The Indiana Black Legislative Caucus is an American political organization composed of African Americans elected to the Indiana General Assembly.

==Role==
By drafting and sponsoring legislation to address constituent needs and by examining all bills that affect the minority populace, the Caucus acts as a legislative body on behalf of the minority community. The Caucus presents a minority perspective from the entire state to the Legislature and advocates public policies that promote minority social, cultural and economic progress, statewide.
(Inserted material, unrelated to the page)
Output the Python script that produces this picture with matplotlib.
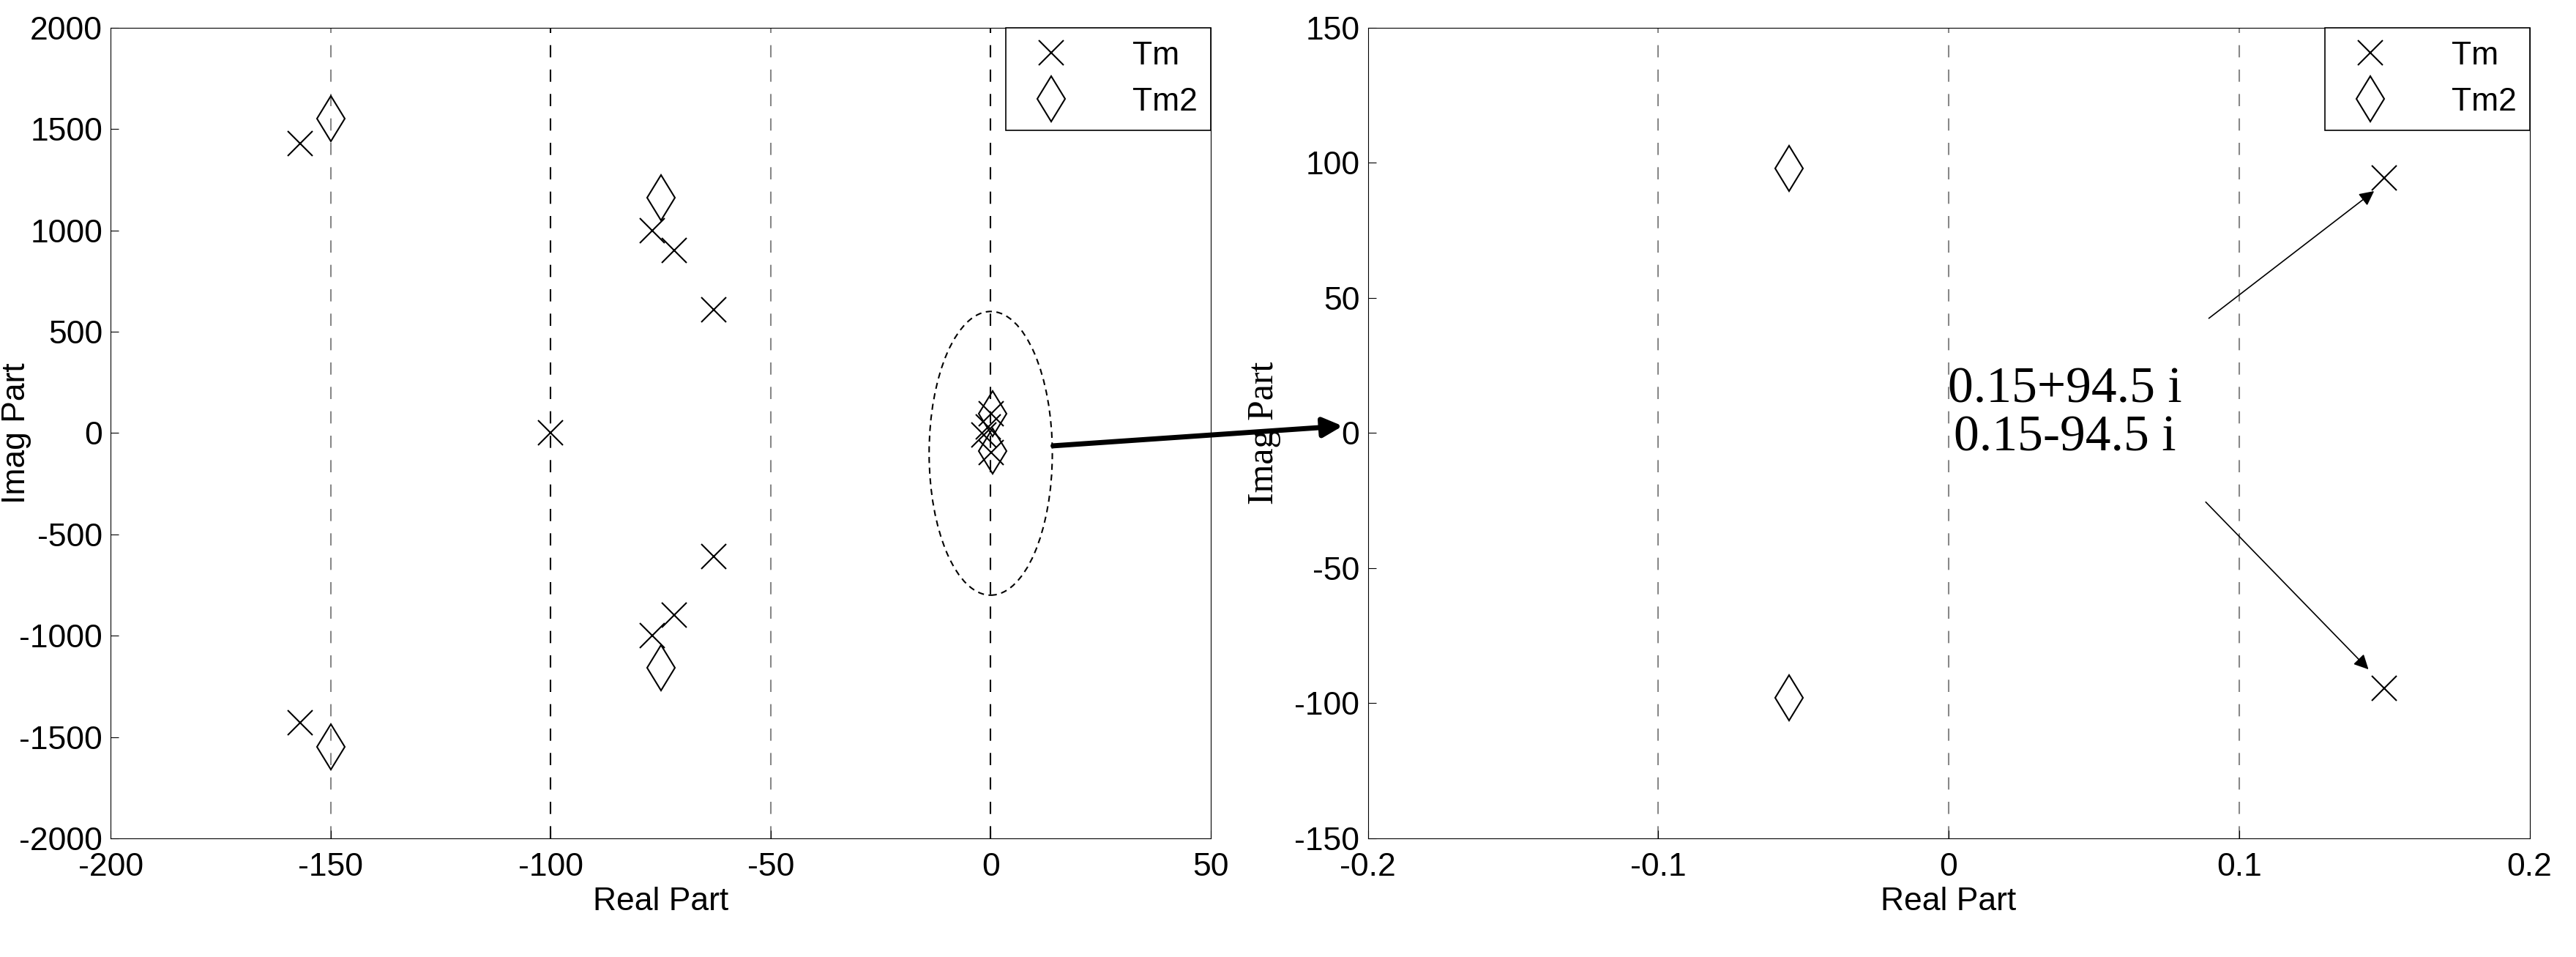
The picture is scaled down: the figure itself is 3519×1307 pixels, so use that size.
import matplotlib
matplotlib.use("Agg")
import matplotlib.pyplot as plt
from matplotlib.patches import Ellipse, FancyArrowPatch

plt.rcParams['font.family'] = ['Liberation Sans', 'DejaVu Sans']
plt.rcParams['axes.unicode_minus'] = False

# left plot: all poles
tm_re = [-157, -157, -100, -77, -77, -72, -72, -63, -63, -1.5, -0.5, 0.15, 0.15]
tm_im = [1430, -1430, 0, 1000, -1000, 900, -900, 610, -610, -10, 30, 94.5, -94.5]
tm2_re = [-150, -150, -75, -75, 0.5, 0.5]
tm2_im = [1550, -1550, 1160, -1160, 95, -90]
# right plot: zoomed poles
z_tm_re = [0.15, 0.15]
z_tm_im = [94.5, -94.5]
z_tm2_re = [-0.055, -0.055]
z_tm2_im = [98, -98]

FS = 32
fig = plt.figure(figsize=(35.19, 13.07), dpi=100)
ax1 = fig.add_axes([0.043, 0.124, 0.427, 0.847])
ax2 = fig.add_axes([0.531, 0.124, 0.451, 0.847])

def style(ax, gray, black):
    for x in gray:
        ax.axvline(x, color="#888888", ls=(0, (8, 8)), lw=1.5, zorder=0)
    for x in black:
        ax.axvline(x, color="black", ls=(0, (8, 8)), lw=1.5, zorder=0)
    ax.tick_params(labelsize=FS, direction="in", length=8)
    ax.tick_params(axis="x", pad=14)
    ax.tick_params(axis="y", pad=8)
    ax.set_xlabel("Real Part", fontsize=FS, labelpad=4)
    ax.set_ylabel("Imag Part", fontsize=FS)

mk = dict(ls="none", color="black", mfc="none", mew=1.5)
ax1.plot(tm_re, tm_im, marker="x", ms=24, label="Tm", **mk)
ax1.plot(tm2_re, tm2_im, marker="d", ms=32, label="Tm2", **mk)
ax1.set_xlim(-200, 50); ax1.set_ylim(-2000, 2000)
ax1.set_yticks(range(-2000, 2001, 500))
style(ax1, [-150, -50], [-100, 0])
ax1.yaxis.set_label_coords(-0.072, 0.5)
ax1.add_patch(Ellipse((0, -100), 28, 1400, fill=False, ls=(0, (4, 3)), lw=1.5))

ax2.plot(z_tm_re, z_tm_im, marker="x", ms=24, label="Tm", **mk)
ax2.plot(z_tm2_re, z_tm2_im, marker="d", ms=32, label="Tm2", **mk)
ax2.set_xlim(-0.2, 0.2); ax2.set_ylim(-150, 150)
ax2.set_xticks([-0.2, -0.1, 0, 0.1, 0.2]); ax2.set_xticklabels(["-0.2", "-0.1", "0", "0.1", "0.2"])
ax2.set_yticks(range(-150, 151, 50))
style(ax2, [-0.1, 0, 0.1], [])
ax2.set_ylabel("Imag Part", fontsize=FS + 4, family="Liberation Serif")
ax2.yaxis.set_label_coords(-0.075, 0.5)

for ax in (ax1, ax2):
    leg = ax.legend(loc="upper right", fontsize=FS, fancybox=False, edgecolor="black",
                    borderaxespad=0, handletextpad=1.5, borderpad=0.4, framealpha=1)
    leg.get_frame().set_linewidth(1.2)

ax2.text(0.04, 7, "0.15+94.5 i\n0.15-94.5 i", ha="center", va="center",
         fontsize=50, family="Liberation Serif", linespacing=1.05)
ax2.add_patch(FancyArrowPatch((0.089, 42), (0.147, 90), arrowstyle="-|>", mutation_scale=30, lw=1.2, color="black"))
ax2.add_patch(FancyArrowPatch((0.088, -25), (0.145, -88), arrowstyle="-|>", mutation_scale=30, lw=1.2, color="black"))

fig.add_artist(FancyArrowPatch((0.408, 0.534), (0.522, 0.555), transform=fig.transFigure,
                               arrowstyle="-|>", mutation_scale=40, lw=5, color="black"))

fig.savefig("out.png", dpi=100, facecolor="white")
In addition, the Caucus serves as a research study group to generate pertinent data in support of appropriate public policies.

==Current membership==
List of officers:

| District | Officers | Position |
|---|---|---|
| 2 (House) | Earl Harris Jr. | Chairman |
| 1 (House) | Carolyn Jackson | Vice Chair |
| 34 (Senate) | La Keisha Jackson | Treasurer |
| 95 (House) | John L. Bartlett | Parliamentarian |
| 77 (House) | Alex Burton | Chaplain |
| 3 (House) | Ragen Hatcher |  |
| 46 (Senate) | Andrea Hunley |  |
| 92 (House) | Renee Pack |  |
| 96 (House) | Greg Porter |  |
| 94 (House) | Cherrish Pryor |  |
| 2 (Senate) | Lonnie Randolph |  |
| 98 (House) | Robin Shackleford |  |
| 14 (House) | Vernon Smith |  |
| 3 (Senate) | Mark Spencer |  |
| 99 (House) | Vanessa Summers |  |
| 33 (Senate) | Greg Taylor |  |

==History==
The first African-American man elected to the Indiana House of Representatives was James Sidney Hinton in 1880. A few other African-American members, James Townsend, Richard Bassett and Gabriel Jones were elected in the late 19th century (all of whom, like Hinton, were Republicans), and after Jones' retirement in 1897, no African-Americans were elected again to the General Assembly until 1933, when Robert Stanton was elected as the first African-American Democrat in the House in 1933, and African-Americans have been present in the General Assembly ever since. In 1940, Robert Brokenburr, a Republican, became the first African-American State Senator. Daisy Riley Lloyd became the first African-American woman in the House in 1965, and Julia Carson and Katie Hall became the first in the Senate in 1977. In 1979, the Indiana Black Legislative Caucus was established.